■ STORED ROWS
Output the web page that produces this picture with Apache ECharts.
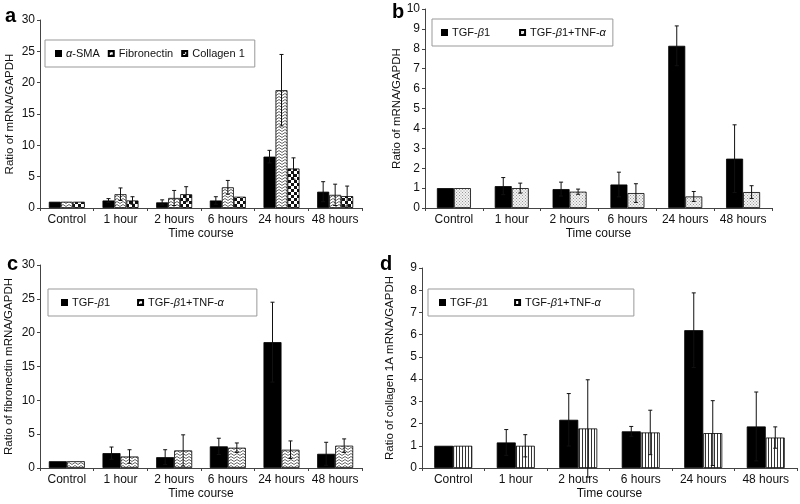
<!DOCTYPE html>
<html>
<head>
<meta charset="utf-8">
<script src="https://cdn.jsdelivr.net/npm/echarts@6/dist/echarts.min.js"></script>
<style>
  html, body { margin: 0; padding: 0; background: #fff; }
  #chart { width: 800px; height: 504px; }
</style>
</head>
<body>
<div id="chart"></div>
<script>
// categories shared by all four panels
var categories = ['Control', '1 hour', '2 hours', '6 hours', '24 hours', '48 hours'];

// panel a
var aSMA = [1.0, 1.2, 0.9, 1.2, 8.2, 2.6];
var aSMAErr = [0, 0.3, 0.4, 0.6, 1.0, 1.6];
var aFibro = [1.0, 2.2, 1.6, 3.3, 18.8, 2.1];
var aFibroErr = [0, 1.0, 1.2, 1.1, 5.7, 1.7];
var aColl = [1.0, 1.2, 2.2, 1.8, 6.3, 1.9];
var aCollErr = [0, 0.6, 1.2, 0, 1.7, 1.6];

// panel b
var bTgf = [1.0, 1.1, 0.95, 1.18, 8.15, 2.48];
var bTgfErr = [0, 0.43, 0.35, 0.62, 1.0, 1.7];
var bTnf = [1.0, 1.0, 0.82, 0.75, 0.58, 0.8];
var bTnfErr = [0, 0.25, 0.13, 0.47, 0.25, 0.32];

// panel c
var cTgf = [1.0, 2.2, 1.6, 3.2, 18.6, 2.1];
var cTgfErr = [0, 0.9, 1.1, 1.2, 5.9, 1.7];
var cTnf = [1.0, 1.7, 2.6, 3.0, 2.7, 3.3];
var cTnfErr = [0, 1.0, 2.3, 0.7, 1.3, 1.0];

// panel d
var dTgf = [1.0, 1.15, 2.17, 1.65, 6.2, 1.87];
var dTgfErr = [0, 0.58, 1.18, 0.22, 1.68, 1.55];
var dTnf = [1.0, 1.0, 1.78, 1.6, 1.57, 1.37];
var dTnfErr = [0, 0.5, 2.19, 1.0, 1.46, 0.48];

var FONT = 'Liberation Sans';

function makePattern(kind) {
  var c = document.createElement('canvas');
  var ctx;
  if (kind === 'zigzag') {
    c.width = 6; c.height = 3;
    ctx = c.getContext('2d');
    ctx.fillStyle = '#fff'; ctx.fillRect(0, 0, 6, 3);
    ctx.strokeStyle = '#666'; ctx.lineWidth = 1;
    ctx.beginPath(); ctx.moveTo(0, 2.5); ctx.lineTo(3, 0.5); ctx.lineTo(6, 2.5); ctx.stroke();
  } else if (kind === 'checker') {
    c.width = 6; c.height = 6;
    ctx = c.getContext('2d');
    ctx.fillStyle = '#fff'; ctx.fillRect(0, 0, 6, 6);
    ctx.fillStyle = '#111';
    ctx.fillRect(0, 0, 3, 3); ctx.fillRect(3, 3, 3, 3);
  } else if (kind === 'dots') {
    c.width = 3; c.height = 3;
    ctx = c.getContext('2d');
    ctx.fillStyle = '#f2f2f2'; ctx.fillRect(0, 0, 3, 3);
    ctx.fillStyle = '#999';
    ctx.fillRect(0, 0, 1, 1); ctx.fillRect(1.5, 1.5, 1, 1);
  } else {
    c.width = 3; c.height = 2;
    ctx = c.getContext('2d');
    ctx.fillStyle = '#fff'; ctx.fillRect(0, 0, 3, 2);
    ctx.fillStyle = '#333'; ctx.fillRect(0, 0, 1, 2);
  }
  return { image: c, repeat: 'repeat' };
}

var BLACK = '#000';

function bar(name, values, fill, gi, bw) {
  return {
    name: name, type: 'bar', xAxisIndex: gi, yAxisIndex: gi,
    data: values, barWidth: bw, barGap: '0%',
    itemStyle: { color: fill, borderColor: '#000', borderWidth: 0.8 },
    emphasis: { disabled: true }
  };
}

function errBars(values, errs, gi, bw, idx, n) {
  var off = (idx - (n - 1) / 2) * bw;
  return {
    type: 'custom', xAxisIndex: gi, yAxisIndex: gi, z: 5, silent: true,
    data: values.map(function (v, i) { return [i, v, errs[i]]; }),
    encode: { x: 0, y: 1 },
    renderItem: function (params, api) {
      var e = api.value(2);
      if (!e) return null;
      var x = api.coord([api.value(0), api.value(1)])[0] + off;
      var yt = api.coord([api.value(0), api.value(1) + e])[1];
      var yb = api.coord([api.value(0), api.value(1) - e])[1];
      var st = { stroke: '#111', lineWidth: 1 };
      return {
        type: 'group',
        children: [
          { type: 'line', shape: { x1: x, y1: yt, x2: x, y2: yb }, style: st },
          { type: 'line', shape: { x1: x - 2, y1: yt, x2: x + 2, y2: yt }, style: st },
          { type: 'line', shape: { x1: x - 2, y1: yb, x2: x + 2, y2: yb }, style: st }
        ]
      };
    }
  };
}

function xAx(gi) {
  return {
    type: 'category', gridIndex: gi, data: categories,
    name: 'Time course', nameLocation: 'middle', nameGap: 20,
    nameTextStyle: { fontFamily: FONT, fontSize: 12, color: '#111' },
    axisLine: { lineStyle: { color: '#444' } },
    axisTick: { show: true, length: 3, lineStyle: { color: '#444' } },
    axisLabel: { fontFamily: FONT, fontSize: 12, color: '#111', margin: 6, interval: 0 }
  };
}

function yAx(gi, max, interval, name, gap) {
  return {
    type: 'value', gridIndex: gi, min: 0, max: max, interval: interval,
    name: name, nameLocation: 'middle', nameGap: gap,
    nameTextStyle: { fontFamily: FONT, fontSize: 11.5, color: '#111' },
    axisLine: { show: true, lineStyle: { color: '#444' } },
    axisTick: { show: true, length: 3, lineStyle: { color: '#444' } },
    axisLabel: { fontFamily: FONT, fontSize: 12, color: '#111', margin: 5 },
    splitLine: { show: false }
  };
}

// greek letters in italics, trailing spaces (used to keep series names unique) dropped
function legendText(name) {
  return name.trim().replace(/([αβ])/g, '{i|$1}');
}

function legend(names, left, top, padding, gap) {
  return {
    data: names, left: left, top: top, padding: padding, itemGap: gap,
    orient: 'horizontal', selectedMode: false,
    borderColor: '#999', borderWidth: 1, borderRadius: 0,
    itemWidth: 5, itemHeight: 5, icon: 'rect',
    formatter: legendText,
    textStyle: {
      fontFamily: FONT, fontSize: 11, color: '#111',
      rich: { i: { fontFamily: FONT, fontSize: 11, fontStyle: 'italic', color: '#111' } }
    }
  };
}

var zig = makePattern('zigzag');
var chk = makePattern('checker');
var dot = makePattern('dots');
var vst = makePattern('vstripes');

var option = {
  animation: false,
  backgroundColor: '#fff',
  grid: [
    { left: 40, top: 20, width: 322, height: 188 },
    { left: 425, top: 9, width: 347, height: 199 },
    { left: 40, top: 265, width: 322, height: 203 },
    { left: 422, top: 268, width: 375, height: 200 }
  ],
  xAxis: [xAx(0), xAx(1), xAx(2), xAx(3)],
  yAxis: [
    yAx(0, 30, 5, 'Ratio of mRNA/GAPDH', 24),
    yAx(1, 10, 1, 'Ratio of mRNA/GAPDH', 12),
    yAx(2, 30, 5, 'Ratio of fibronectin mRNA/GAPDH', 25),
    yAx(3, 9, 1, 'Ratio of collagen 1A mRNA/GAPDH', 26)
  ],
  legend: [
    legend(['α-SMA', 'Fibronectin', 'Collagen 1'], 45, 40, [8, 10, 8, 10], 8),
    legend(['TGF-β1', 'TGF-β1+TNF-α'], 432, 19, [8, 7, 8, 9], 29),
    legend(['TGF-β1 ', 'TGF-β1+TNF-α '], 48, 289, [8, 33, 8, 13], 27),
    legend(['TGF-β1  ', 'TGF-β1+TNF-α  '], 428, 289, [8, 33, 8, 11], 26)
  ],
  graphic: [
    { type: 'text', left: 5, top: 6, style: { text: 'a', font: 'bold 20px ' + FONT, fill: '#000' } },
    { type: 'text', left: 392, top: 2, style: { text: 'b', font: 'bold 20px ' + FONT, fill: '#000' } },
    { type: 'text', left: 7, top: 254, style: { text: 'c', font: 'bold 20px ' + FONT, fill: '#000' } },
    { type: 'text', left: 380, top: 254, style: { text: 'd', font: 'bold 20px ' + FONT, fill: '#000' } }
  ],
  series: [
    bar('α-SMA', aSMA, BLACK, 0, 12),
    bar('Fibronectin', aFibro, zig, 0, 12),
    bar('Collagen 1', aColl, chk, 0, 12),
    errBars(aSMA, aSMAErr, 0, 12, 0, 3),
    errBars(aFibro, aFibroErr, 0, 12, 1, 3),
    errBars(aColl, aCollErr, 0, 12, 2, 3),

    bar('TGF-β1', bTgf, BLACK, 1, 17),
    bar('TGF-β1+TNF-α', bTnf, dot, 1, 17),
    errBars(bTgf, bTgfErr, 1, 17, 0, 2),
    errBars(bTnf, bTnfErr, 1, 17, 1, 2),

    bar('TGF-β1 ', cTgf, BLACK, 2, 18),
    bar('TGF-β1+TNF-α ', cTnf, zig, 2, 18),
    errBars(cTgf, cTgfErr, 2, 18, 0, 2),
    errBars(cTnf, cTnfErr, 2, 18, 1, 2),

    bar('TGF-β1  ', dTgf, BLACK, 3, 19),
    bar('TGF-β1+TNF-α  ', dTnf, vst, 3, 19),
    errBars(dTgf, dTgfErr, 3, 19, 0, 2),
    errBars(dTnf, dTnfErr, 3, 19, 1, 2)
  ]
};

var chart = echarts.init(document.getElementById('chart'), null, { renderer: 'canvas' });
chart.setOption(option);
</script>
</body>
</html>
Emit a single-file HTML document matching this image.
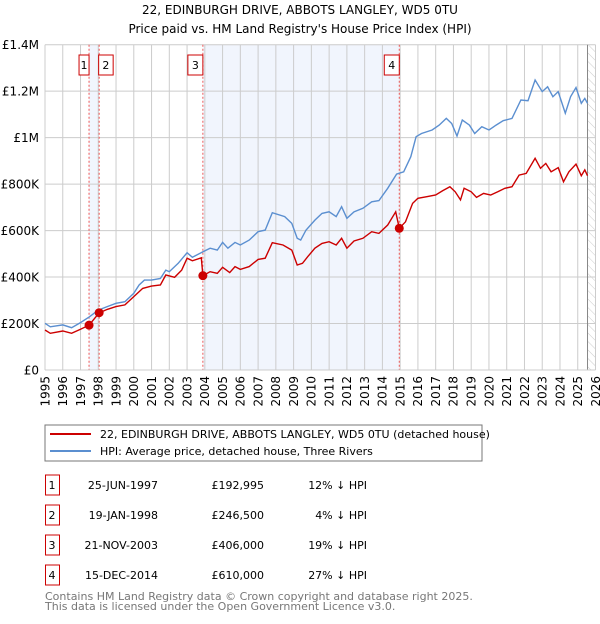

■ GIVEN TASK
Only the lines from the start of the records to the one containing "var FONT = 'Liberation Sans';" should be repeated, exactly and with both ends kept; drop any pictures.

■ RESULT OF THIS EXERCISE
Output the web page that produces this picture with Apache ECharts.
<!DOCTYPE html>
<html>
<head>
<meta charset="utf-8">
<script src="https://cdn.jsdelivr.net/npm/echarts@6/dist/echarts.min.js"></script>
<style>
  html, body { margin: 0; padding: 0; background: #fff; }
  #chart { width: 800px; height: 504px; }
</style>
</head>
<body>
<div id="chart"></div>
<script>
// categories shared by all four panels
var categories = ['Control', '1 hour', '2 hours', '6 hours', '24 hours', '48 hours'];

// panel a
var aSMA = [1.0, 1.2, 0.9, 1.2, 8.2, 2.6];
var aSMAErr = [0, 0.3, 0.4, 0.6, 1.0, 1.6];
var aFibro = [1.0, 2.2, 1.6, 3.3, 18.8, 2.1];
var aFibroErr = [0, 1.0, 1.2, 1.1, 5.7, 1.7];
var aColl = [1.0, 1.2, 2.2, 1.8, 6.3, 1.9];
var aCollErr = [0, 0.6, 1.2, 0, 1.7, 1.6];

// panel b
var bTgf = [1.0, 1.1, 0.95, 1.18, 8.15, 2.48];
var bTgfErr = [0, 0.43, 0.35, 0.62, 1.0, 1.7];
var bTnf = [1.0, 1.0, 0.82, 0.75, 0.58, 0.8];
var bTnfErr = [0, 0.25, 0.13, 0.47, 0.25, 0.32];

// panel c
var cTgf = [1.0, 2.2, 1.6, 3.2, 18.6, 2.1];
var cTgfErr = [0, 0.9, 1.1, 1.2, 5.9, 1.7];
var cTnf = [1.0, 1.7, 2.6, 3.0, 2.7, 3.3];
var cTnfErr = [0, 1.0, 2.3, 0.7, 1.3, 1.0];

// panel d
var dTgf = [1.0, 1.15, 2.17, 1.65, 6.2, 1.87];
var dTgfErr = [0, 0.58, 1.18, 0.22, 1.68, 1.55];
var dTnf = [1.0, 1.0, 1.78, 1.6, 1.57, 1.37];
var dTnfErr = [0, 0.5, 2.19, 1.0, 1.46, 0.48];

var FONT = 'Liberation Sans';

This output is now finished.